WHAT IS NEEDED> From the listing below, restate word for word the lines from the line containing "Give me the TikZ source for this diagram." down through the line containing "Output the LaTeX". Exclude pictures.

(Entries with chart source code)
──────
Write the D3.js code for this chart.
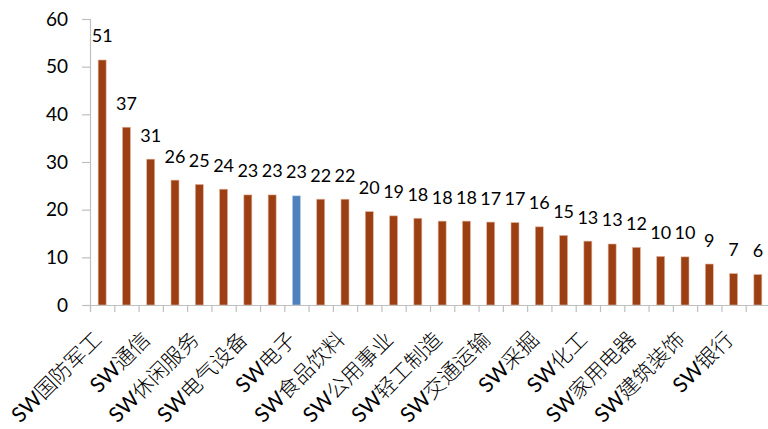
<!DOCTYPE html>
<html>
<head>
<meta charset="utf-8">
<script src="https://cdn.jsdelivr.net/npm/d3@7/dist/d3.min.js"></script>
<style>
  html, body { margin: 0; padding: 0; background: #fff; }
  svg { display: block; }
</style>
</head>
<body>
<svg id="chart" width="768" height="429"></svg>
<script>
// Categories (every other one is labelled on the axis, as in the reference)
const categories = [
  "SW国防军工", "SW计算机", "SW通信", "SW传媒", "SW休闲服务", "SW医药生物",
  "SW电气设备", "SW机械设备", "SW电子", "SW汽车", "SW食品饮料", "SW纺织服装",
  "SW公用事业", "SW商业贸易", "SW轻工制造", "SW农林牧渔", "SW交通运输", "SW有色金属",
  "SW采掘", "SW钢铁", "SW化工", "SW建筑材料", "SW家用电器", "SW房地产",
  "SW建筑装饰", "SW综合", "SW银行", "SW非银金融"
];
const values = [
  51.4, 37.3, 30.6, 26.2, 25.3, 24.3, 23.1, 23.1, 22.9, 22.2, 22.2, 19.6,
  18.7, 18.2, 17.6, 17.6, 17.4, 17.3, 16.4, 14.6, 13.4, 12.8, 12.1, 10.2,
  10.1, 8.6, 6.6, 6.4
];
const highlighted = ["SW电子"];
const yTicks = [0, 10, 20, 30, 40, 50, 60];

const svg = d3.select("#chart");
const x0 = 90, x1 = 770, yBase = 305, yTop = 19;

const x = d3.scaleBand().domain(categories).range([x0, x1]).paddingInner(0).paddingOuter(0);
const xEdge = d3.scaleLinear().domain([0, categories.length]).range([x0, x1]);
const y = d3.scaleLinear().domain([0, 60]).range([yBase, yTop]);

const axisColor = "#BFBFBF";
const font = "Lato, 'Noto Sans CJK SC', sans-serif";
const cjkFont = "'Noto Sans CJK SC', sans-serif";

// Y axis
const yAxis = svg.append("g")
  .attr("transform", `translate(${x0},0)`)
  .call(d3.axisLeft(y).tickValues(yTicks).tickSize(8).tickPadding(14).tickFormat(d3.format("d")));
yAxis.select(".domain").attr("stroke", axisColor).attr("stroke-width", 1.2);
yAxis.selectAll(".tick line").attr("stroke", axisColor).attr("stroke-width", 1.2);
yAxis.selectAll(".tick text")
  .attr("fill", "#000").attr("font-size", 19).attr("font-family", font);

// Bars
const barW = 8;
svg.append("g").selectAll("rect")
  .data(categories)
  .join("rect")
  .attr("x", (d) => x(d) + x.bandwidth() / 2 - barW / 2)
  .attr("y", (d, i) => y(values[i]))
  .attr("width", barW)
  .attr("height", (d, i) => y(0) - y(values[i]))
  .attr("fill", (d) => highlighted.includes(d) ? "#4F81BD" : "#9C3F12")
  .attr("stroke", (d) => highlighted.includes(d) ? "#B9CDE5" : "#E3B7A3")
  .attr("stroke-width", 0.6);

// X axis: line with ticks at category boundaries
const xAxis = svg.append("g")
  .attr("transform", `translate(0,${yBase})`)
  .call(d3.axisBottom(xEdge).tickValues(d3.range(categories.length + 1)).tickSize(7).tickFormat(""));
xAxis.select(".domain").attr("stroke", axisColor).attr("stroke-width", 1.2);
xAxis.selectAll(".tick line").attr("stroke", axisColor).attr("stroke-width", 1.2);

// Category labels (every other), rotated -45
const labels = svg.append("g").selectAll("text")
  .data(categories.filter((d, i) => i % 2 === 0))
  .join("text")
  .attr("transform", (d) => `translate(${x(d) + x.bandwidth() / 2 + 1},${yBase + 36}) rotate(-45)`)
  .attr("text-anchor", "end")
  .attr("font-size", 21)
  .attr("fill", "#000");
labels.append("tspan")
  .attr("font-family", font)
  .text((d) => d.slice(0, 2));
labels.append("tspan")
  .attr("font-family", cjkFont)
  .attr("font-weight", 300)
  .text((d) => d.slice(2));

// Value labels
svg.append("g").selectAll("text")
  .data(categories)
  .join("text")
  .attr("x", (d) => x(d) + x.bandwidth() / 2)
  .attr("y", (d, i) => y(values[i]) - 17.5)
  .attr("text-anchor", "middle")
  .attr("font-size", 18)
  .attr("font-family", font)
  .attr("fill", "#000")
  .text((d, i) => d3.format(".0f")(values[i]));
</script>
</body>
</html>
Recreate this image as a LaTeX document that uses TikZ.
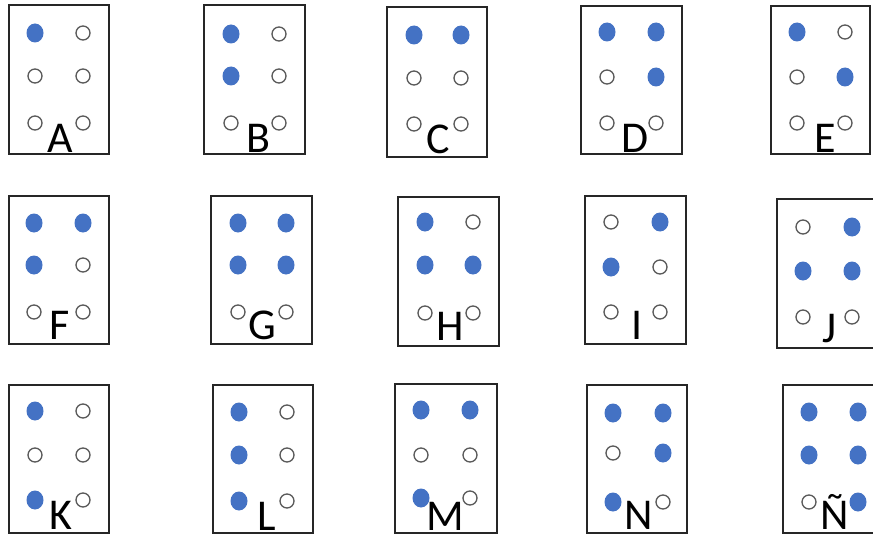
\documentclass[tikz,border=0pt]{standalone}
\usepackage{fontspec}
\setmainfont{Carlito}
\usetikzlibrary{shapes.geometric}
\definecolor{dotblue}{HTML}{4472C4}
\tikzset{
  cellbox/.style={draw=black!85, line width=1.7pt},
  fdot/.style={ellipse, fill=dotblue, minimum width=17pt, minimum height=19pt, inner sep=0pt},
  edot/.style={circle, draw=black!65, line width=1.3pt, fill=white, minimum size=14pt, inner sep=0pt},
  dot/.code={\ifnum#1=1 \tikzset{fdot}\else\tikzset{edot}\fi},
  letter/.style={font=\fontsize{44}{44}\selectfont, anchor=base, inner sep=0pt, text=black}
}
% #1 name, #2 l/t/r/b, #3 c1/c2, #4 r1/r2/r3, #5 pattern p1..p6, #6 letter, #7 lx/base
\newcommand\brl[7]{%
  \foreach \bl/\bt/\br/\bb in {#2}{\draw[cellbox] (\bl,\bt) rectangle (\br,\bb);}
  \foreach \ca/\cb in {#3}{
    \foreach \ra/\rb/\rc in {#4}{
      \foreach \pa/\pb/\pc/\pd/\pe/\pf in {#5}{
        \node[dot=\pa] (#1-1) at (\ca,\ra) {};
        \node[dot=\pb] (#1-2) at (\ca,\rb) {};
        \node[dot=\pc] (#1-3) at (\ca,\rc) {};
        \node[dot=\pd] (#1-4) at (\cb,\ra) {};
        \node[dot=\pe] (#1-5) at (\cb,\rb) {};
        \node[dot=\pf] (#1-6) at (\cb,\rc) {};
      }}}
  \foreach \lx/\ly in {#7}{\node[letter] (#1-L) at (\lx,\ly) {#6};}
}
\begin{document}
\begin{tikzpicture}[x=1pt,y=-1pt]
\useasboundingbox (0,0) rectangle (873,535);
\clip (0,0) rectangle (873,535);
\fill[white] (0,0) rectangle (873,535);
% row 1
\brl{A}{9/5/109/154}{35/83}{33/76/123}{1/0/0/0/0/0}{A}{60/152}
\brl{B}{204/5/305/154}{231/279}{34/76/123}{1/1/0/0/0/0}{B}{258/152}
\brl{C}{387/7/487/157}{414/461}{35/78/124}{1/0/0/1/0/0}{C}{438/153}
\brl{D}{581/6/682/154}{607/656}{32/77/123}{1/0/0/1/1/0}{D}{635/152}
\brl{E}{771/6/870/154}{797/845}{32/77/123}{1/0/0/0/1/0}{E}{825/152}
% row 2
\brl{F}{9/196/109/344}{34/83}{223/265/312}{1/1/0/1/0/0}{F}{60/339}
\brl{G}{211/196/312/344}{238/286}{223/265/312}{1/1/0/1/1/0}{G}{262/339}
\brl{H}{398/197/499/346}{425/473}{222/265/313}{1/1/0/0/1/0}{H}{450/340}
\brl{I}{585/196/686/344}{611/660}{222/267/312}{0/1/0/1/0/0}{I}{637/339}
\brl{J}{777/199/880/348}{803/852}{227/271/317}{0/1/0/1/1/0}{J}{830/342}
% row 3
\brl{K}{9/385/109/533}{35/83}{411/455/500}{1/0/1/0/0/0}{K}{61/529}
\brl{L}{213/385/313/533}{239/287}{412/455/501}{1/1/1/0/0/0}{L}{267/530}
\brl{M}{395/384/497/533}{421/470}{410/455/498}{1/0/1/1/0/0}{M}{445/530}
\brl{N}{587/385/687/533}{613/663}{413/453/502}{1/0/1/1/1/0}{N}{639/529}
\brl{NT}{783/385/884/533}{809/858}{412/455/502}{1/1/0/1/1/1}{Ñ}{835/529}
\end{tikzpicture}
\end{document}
──────
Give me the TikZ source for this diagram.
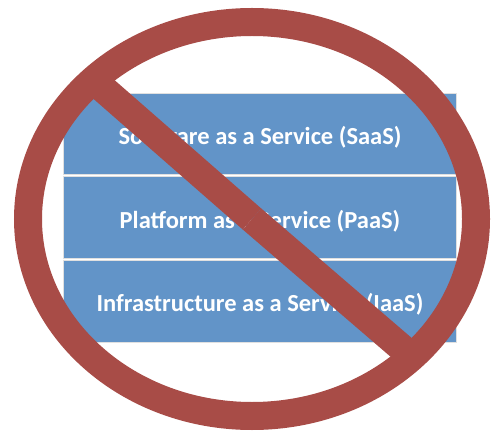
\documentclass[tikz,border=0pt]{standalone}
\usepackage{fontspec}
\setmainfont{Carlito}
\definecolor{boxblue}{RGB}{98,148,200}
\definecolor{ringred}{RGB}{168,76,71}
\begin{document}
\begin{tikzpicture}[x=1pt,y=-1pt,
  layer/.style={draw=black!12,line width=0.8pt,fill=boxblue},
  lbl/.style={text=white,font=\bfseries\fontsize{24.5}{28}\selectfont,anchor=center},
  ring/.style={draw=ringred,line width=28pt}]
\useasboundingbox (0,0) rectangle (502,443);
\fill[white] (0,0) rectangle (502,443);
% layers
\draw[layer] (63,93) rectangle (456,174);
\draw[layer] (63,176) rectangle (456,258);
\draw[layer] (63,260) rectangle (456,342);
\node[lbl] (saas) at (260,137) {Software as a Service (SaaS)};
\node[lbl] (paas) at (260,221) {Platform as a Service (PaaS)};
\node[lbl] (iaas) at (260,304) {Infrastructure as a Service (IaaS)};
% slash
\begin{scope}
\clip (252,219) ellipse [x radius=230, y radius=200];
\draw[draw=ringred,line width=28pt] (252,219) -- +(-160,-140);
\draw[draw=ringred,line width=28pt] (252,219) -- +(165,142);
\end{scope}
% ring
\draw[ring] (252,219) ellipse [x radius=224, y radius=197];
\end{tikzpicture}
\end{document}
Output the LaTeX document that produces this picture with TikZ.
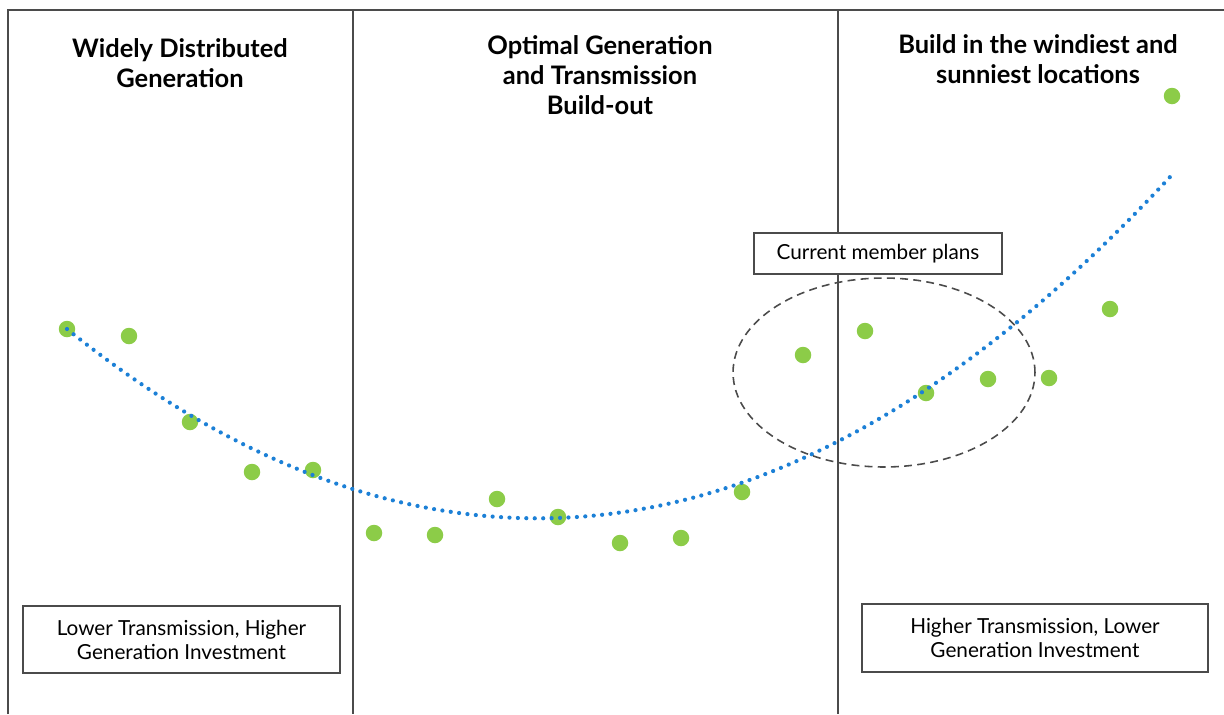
──────
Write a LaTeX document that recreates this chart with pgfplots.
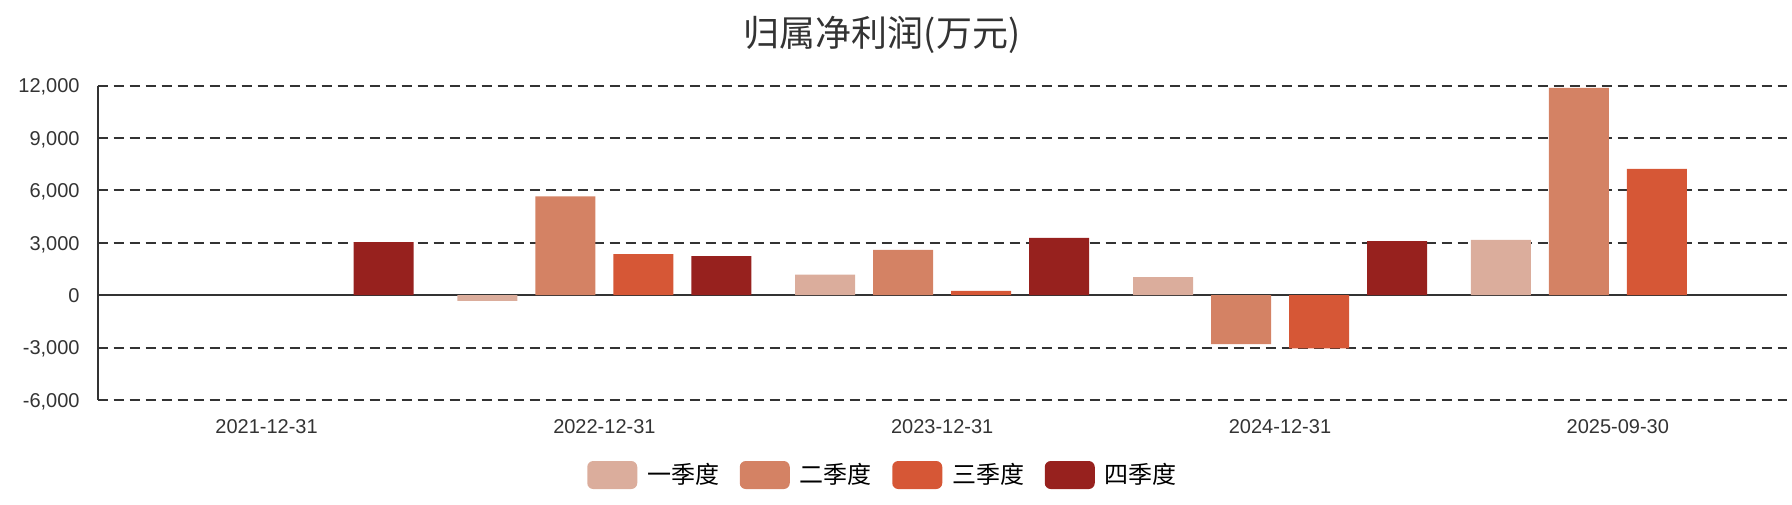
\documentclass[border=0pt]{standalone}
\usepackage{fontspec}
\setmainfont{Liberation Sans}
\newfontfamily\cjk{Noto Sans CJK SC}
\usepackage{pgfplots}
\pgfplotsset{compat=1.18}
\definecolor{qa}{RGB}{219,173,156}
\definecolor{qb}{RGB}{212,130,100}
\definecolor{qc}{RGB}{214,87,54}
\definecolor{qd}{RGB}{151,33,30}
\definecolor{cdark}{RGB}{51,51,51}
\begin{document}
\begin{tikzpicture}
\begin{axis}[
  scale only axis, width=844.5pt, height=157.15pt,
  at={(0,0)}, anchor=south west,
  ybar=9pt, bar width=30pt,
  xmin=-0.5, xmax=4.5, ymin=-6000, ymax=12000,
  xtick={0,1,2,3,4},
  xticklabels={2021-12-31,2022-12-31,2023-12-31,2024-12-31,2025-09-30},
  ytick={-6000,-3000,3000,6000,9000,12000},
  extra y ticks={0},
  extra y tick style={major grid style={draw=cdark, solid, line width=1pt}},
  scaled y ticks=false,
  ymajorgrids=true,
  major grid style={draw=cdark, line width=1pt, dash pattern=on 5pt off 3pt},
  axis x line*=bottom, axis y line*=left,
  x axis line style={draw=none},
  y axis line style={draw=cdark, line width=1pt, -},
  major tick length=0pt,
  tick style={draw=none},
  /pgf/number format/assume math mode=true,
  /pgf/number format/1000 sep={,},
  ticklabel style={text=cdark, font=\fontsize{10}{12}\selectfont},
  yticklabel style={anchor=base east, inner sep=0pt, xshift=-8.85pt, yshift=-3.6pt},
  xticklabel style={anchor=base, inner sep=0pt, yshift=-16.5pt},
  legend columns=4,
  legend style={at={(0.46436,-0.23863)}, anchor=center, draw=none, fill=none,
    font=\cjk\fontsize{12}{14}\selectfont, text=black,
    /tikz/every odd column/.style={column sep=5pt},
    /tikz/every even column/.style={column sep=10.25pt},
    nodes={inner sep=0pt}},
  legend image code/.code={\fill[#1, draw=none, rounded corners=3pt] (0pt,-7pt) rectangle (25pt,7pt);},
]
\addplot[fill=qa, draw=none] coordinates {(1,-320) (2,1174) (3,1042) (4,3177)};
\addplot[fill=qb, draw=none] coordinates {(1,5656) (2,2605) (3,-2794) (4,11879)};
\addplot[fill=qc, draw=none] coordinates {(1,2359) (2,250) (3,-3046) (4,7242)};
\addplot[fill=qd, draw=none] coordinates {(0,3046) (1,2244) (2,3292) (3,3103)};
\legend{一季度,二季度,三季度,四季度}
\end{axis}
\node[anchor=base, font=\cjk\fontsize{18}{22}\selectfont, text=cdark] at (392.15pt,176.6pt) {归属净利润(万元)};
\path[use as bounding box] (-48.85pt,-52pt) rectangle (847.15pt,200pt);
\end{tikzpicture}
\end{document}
──────
THE RESPONSE>
Give me the TikZ source for this diagram.
\documentclass[tikz,border=0pt]{standalone}
\usepackage{fontspec}
\setmainfont{Carlito}
\definecolor{boxblue}{RGB}{98,148,200}
\definecolor{ringred}{RGB}{168,76,71}
\begin{document}
\begin{tikzpicture}[x=1pt,y=-1pt,
  layer/.style={draw=black!12,line width=0.8pt,fill=boxblue},
  lbl/.style={text=white,font=\bfseries\fontsize{24.5}{28}\selectfont,anchor=center},
  ring/.style={draw=ringred,line width=28pt}]
\useasboundingbox (0,0) rectangle (502,443);
\fill[white] (0,0) rectangle (502,443);
% layers
\draw[layer] (63,93) rectangle (456,174);
\draw[layer] (63,176) rectangle (456,258);
\draw[layer] (63,260) rectangle (456,342);
\node[lbl] (saas) at (260,137) {Software as a Service (SaaS)};
\node[lbl] (paas) at (260,221) {Platform as a Service (PaaS)};
\node[lbl] (iaas) at (260,304) {Infrastructure as a Service (IaaS)};
% slash
\begin{scope}
\clip (252,219) ellipse [x radius=230, y radius=200];
\draw[draw=ringred,line width=28pt] (252,219) -- +(-160,-140);
\draw[draw=ringred,line width=28pt] (252,219) -- +(165,142);
\end{scope}
% ring
\draw[ring] (252,219) ellipse [x radius=224, y radius=197];
\end{tikzpicture}
\end{document}
Output the LaTeX document that produces this picture with TikZ.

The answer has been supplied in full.